Plaintiff's reliance on Lauder v. First Unum Life Insurance Co. is misplaced. 284 F.3d 375 (2d Cir. 2002). The plaintiff in Lauder had already established an underlying disability through submission of doctor's statements. Id. at 381--81. In rejecting the waiver claim, the court determined that the defendant merely waived its right to further investigate that disability since the plaintiff's qualification for coverage had already been established through the submission of medical reports. 284 F.3d at 381--82. This case stands in contrast to Lauder. The approval of good health - whether the burden was on Plaintiff to submit the necessary documentation, or on Defendant to request it - was a condition of Mr. Yoskowitz's receipt of additional coverage, and we do not deem the defense of lack of good health to have been waived. See Juliano, 221, F.3d at 288.

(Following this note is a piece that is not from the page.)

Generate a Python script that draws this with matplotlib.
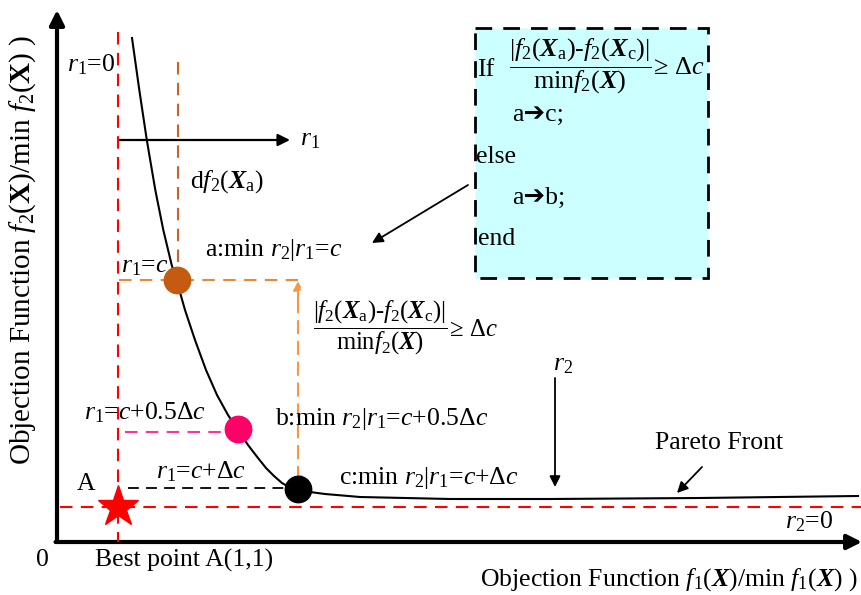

Based on the foregoing, we deny the cross-motions for summary judgment as to the appropriateness of Defendant's denial of Plaintiff's claim for full benefits. However, we find that the theories of estoppel and waiver asserted by Plaintiff are inapplicable. The parties are directed to submit to the Court in writing within thirty (30) days of this order a schedule for further proceedings in this case.